La política sin palabras y una ciudadanía sin voz.

 La degradación del discurso político, atravesado por consignas huecas, vulgaridad y desinformación, refleja una crisis más profunda: la desconexión entre los representantes y la ciudadanía. Sin palabras que eduquen, orienten y construyan sentido, el debate democrático se vacía de contenido, dejando el terreno fértil para la ignorancia arrogante y la manipulación. ¿Puede la política recuperar su potencia pedagógica y ética en tiempos de banalidad?

Vivimos una época donde la política se ha vuelto un espectáculo sin guion, una conversación sin contenido. La oratoria, que en otro tiempo fue arte y herramienta para construir comunidad, ha sido reemplazada por la consigna hueca, la frase violenta o el meme irónico. El debate público ha sido empobrecido hasta rozar la nada, y en ese terreno baldío florece la desconfianza. Porque sin palabras que orienten, expliquen y contengan, lo que queda es el ruido.

Ya lo advertía Tony Judt en El refugio de la memoria: la política se ha rendido ante los límites impuestos por los mercados, renunciando a ofrecer horizontes comunes. Lo que queda es un vacío moral —una democracia sin referentes ni valores compartidos— donde los ciudadanos, desencantados, se refugian en la apatía o el cinismo​

Esta decadencia no es solo estética; es profundamente ética. En lugar de educar, el lenguaje político degrada.

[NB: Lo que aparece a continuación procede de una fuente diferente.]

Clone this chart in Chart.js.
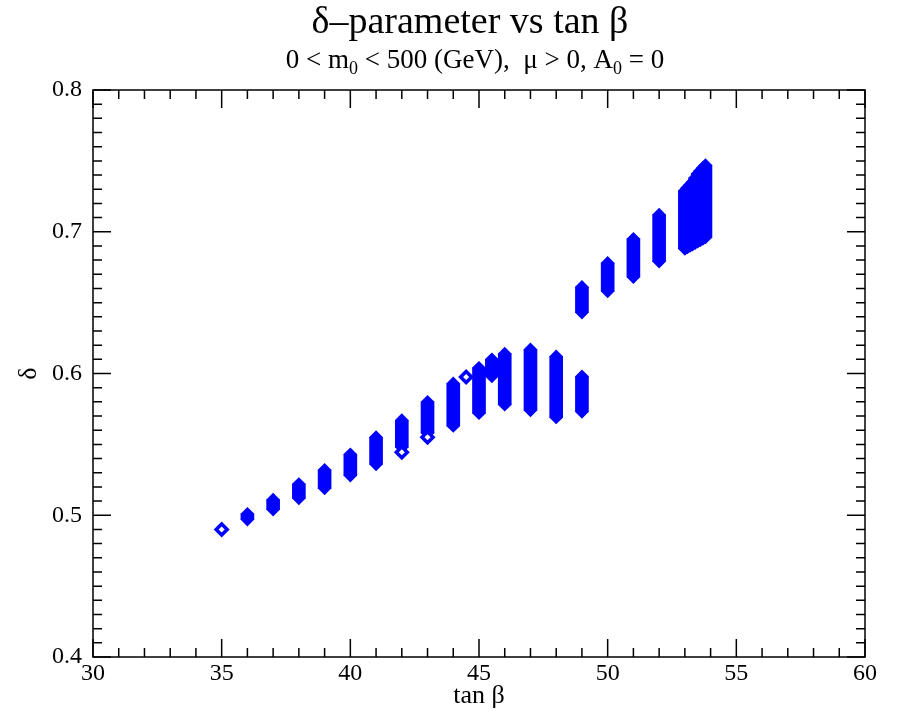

En lugar de esclarecer, confunde. En lugar de unir, ridiculiza. Como señala Peter Burke en Ignorancia, el mayor peligro es no saber que no se sabe, una ignorancia arrogante que se impone a fuerza de gritos y desprecio por el conocimiento. En este clima, la banalidad se convierte en norma y la política se reduce a entretenimiento para indignados​

Peter Mair, en Gobernando el vacío, analiza cómo las democracias occidentales han ido vaciándose de contenido político real. Los partidos abandonan sus funciones representativas y los ciudadanos, desmovilizados, se vuelven espectadores de una política profesionalizada, tecnocrática, desconectada de sus vidas cotidianas​

La consecuencia es doble: por un lado, un lenguaje hueco, lleno de eufemismos, fórmulas vagas y frases hechas. Por otro, un pueblo cada vez más incapaz de articular demandas concretas, atrapado en burbujas de información que solo confirman sus prejuicios. Como advierte Judt, la cultura individualista ha erosionado la posibilidad de construir fines comunes. La política ya no representa, sino que administra lo inevitable​

¿Es posible revertir esta decadencia? Solo si se recupera la política como acto pedagógico, como espacio de producción de sentido. Las palabras importan. No son meros instrumentos, sino el eco de nuestras convicciones y el vehículo de nuestros compromisos. Reencontrar el poder formativo del lenguaje político es una tarea urgente. Porque frente al odio, necesitamos inteligencia. Frente al vacío, sentido. Frente a la banalidad, una política que vuelva a hablar con belleza, con verdad y con coraje.